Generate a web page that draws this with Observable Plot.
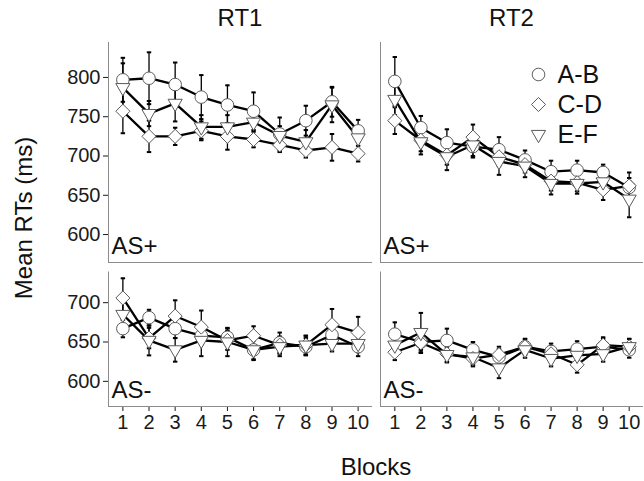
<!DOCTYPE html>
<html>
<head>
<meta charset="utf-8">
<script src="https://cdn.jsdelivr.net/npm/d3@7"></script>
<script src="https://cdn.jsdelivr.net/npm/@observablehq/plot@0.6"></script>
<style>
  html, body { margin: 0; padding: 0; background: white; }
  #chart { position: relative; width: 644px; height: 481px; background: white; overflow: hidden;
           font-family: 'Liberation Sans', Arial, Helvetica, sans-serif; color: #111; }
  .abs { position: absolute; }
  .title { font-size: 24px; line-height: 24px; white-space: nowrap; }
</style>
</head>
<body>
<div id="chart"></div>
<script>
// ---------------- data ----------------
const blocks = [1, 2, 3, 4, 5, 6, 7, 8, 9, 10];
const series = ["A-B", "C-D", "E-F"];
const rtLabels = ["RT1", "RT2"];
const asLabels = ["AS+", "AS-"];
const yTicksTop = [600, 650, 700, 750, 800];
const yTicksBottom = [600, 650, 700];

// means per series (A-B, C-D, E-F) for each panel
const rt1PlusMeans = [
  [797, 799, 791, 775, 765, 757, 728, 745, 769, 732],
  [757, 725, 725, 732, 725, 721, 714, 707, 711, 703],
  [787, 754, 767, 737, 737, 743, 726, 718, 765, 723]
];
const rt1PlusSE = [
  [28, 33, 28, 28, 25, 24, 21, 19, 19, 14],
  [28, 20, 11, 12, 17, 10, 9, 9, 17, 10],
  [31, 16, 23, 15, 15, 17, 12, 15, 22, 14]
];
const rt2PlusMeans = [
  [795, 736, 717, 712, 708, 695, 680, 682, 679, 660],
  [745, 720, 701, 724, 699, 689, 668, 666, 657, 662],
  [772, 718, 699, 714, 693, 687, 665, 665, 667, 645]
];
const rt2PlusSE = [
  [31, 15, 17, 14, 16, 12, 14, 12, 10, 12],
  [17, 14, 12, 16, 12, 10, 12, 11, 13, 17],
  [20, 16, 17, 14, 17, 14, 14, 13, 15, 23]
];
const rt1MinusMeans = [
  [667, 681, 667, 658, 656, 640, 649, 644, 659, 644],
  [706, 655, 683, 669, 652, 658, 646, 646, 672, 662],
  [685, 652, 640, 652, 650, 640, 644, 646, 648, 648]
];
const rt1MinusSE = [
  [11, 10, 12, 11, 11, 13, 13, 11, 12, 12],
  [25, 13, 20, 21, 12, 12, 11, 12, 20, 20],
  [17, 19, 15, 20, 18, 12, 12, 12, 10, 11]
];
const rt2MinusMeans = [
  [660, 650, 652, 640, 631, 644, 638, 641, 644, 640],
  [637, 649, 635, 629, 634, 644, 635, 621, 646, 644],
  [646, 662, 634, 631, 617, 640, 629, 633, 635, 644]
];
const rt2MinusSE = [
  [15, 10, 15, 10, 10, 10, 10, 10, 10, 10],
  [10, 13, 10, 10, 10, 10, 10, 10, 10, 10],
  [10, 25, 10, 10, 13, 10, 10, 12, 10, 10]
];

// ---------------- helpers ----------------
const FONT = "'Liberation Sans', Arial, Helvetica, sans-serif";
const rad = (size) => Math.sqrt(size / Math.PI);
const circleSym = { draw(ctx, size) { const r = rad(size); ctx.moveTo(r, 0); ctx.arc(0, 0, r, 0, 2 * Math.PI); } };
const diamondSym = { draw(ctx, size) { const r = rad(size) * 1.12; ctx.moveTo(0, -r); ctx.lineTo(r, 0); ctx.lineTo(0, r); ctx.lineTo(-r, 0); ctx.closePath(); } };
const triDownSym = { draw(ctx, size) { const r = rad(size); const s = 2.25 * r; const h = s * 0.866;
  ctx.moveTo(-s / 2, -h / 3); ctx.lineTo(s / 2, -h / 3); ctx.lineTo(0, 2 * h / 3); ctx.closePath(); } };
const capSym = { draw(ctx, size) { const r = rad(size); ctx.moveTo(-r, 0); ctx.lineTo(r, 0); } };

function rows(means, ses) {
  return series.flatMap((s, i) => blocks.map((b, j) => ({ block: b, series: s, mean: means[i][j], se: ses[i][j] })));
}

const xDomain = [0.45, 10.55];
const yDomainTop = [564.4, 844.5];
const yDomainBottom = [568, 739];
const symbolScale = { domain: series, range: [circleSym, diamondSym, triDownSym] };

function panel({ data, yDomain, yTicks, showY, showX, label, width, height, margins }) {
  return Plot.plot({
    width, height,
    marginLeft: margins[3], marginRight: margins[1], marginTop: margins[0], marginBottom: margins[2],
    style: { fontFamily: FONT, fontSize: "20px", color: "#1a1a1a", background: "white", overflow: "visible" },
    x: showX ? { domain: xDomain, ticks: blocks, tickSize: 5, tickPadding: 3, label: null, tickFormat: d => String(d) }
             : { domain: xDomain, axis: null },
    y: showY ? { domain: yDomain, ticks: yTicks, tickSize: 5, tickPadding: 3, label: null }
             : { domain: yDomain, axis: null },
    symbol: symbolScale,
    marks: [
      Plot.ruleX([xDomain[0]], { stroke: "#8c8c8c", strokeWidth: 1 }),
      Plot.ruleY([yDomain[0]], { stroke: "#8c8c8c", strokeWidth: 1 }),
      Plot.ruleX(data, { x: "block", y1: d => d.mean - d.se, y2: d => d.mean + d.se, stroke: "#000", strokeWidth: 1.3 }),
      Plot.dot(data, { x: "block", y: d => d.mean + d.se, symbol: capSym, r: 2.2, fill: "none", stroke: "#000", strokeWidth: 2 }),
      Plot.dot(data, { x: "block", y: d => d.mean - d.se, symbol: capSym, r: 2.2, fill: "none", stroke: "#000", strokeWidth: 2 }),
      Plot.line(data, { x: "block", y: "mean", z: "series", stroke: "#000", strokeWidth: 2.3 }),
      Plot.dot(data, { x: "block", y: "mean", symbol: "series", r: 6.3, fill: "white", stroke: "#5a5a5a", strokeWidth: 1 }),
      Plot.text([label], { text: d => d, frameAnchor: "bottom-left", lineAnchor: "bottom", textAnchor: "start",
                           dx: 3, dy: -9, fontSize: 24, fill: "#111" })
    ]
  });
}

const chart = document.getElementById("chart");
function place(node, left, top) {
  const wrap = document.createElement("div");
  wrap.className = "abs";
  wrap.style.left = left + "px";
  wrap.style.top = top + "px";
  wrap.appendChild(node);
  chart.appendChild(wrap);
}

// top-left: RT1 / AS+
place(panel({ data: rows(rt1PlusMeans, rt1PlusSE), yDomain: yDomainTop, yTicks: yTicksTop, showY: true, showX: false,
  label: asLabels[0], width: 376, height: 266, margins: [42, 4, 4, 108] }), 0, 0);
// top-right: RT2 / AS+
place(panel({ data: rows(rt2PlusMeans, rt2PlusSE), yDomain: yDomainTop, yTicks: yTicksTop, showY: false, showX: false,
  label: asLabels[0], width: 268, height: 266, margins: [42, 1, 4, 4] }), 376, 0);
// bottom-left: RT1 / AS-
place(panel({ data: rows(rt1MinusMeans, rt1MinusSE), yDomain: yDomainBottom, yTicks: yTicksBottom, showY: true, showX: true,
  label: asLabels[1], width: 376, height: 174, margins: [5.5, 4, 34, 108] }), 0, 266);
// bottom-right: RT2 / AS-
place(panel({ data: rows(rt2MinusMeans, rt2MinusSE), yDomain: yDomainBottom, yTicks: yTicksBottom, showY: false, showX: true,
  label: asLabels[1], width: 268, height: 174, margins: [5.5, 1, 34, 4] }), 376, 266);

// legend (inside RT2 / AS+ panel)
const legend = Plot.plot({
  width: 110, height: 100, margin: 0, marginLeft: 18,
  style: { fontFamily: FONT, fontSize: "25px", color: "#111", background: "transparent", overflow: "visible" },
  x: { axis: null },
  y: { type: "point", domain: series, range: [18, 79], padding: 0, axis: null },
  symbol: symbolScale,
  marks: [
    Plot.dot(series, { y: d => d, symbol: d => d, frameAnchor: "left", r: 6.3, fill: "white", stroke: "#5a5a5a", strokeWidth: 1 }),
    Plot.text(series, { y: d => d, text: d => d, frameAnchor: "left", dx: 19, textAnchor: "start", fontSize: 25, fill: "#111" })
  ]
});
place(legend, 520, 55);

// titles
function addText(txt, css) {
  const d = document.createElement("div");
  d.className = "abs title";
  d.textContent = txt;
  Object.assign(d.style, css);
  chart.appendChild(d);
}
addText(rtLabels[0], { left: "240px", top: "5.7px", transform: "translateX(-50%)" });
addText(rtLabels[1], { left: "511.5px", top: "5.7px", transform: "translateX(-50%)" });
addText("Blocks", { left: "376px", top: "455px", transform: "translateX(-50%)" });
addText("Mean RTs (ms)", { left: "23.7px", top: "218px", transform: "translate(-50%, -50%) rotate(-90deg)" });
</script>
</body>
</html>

◇ ◇ ◇ ◇ ◇ ◇ ◇

Without any pictures, reproduce the lines from the first one in the material through the line that has "const yTicksBottom = [600, 650, 700];", exactly as they appear.

| REPLY TO THE TASK |
Generate a web page that draws this with Observable Plot.
<!DOCTYPE html>
<html>
<head>
<meta charset="utf-8">
<script src="https://cdn.jsdelivr.net/npm/d3@7"></script>
<script src="https://cdn.jsdelivr.net/npm/@observablehq/plot@0.6"></script>
<style>
  html, body { margin: 0; padding: 0; background: white; }
  #chart { position: relative; width: 644px; height: 481px; background: white; overflow: hidden;
           font-family: 'Liberation Sans', Arial, Helvetica, sans-serif; color: #111; }
  .abs { position: absolute; }
  .title { font-size: 24px; line-height: 24px; white-space: nowrap; }
</style>
</head>
<body>
<div id="chart"></div>
<script>
// ---------------- data ----------------
const blocks = [1, 2, 3, 4, 5, 6, 7, 8, 9, 10];
const series = ["A-B", "C-D", "E-F"];
const rtLabels = ["RT1", "RT2"];
const asLabels = ["AS+", "AS-"];
const yTicksTop = [600, 650, 700, 750, 800];
const yTicksBottom = [600, 650, 700];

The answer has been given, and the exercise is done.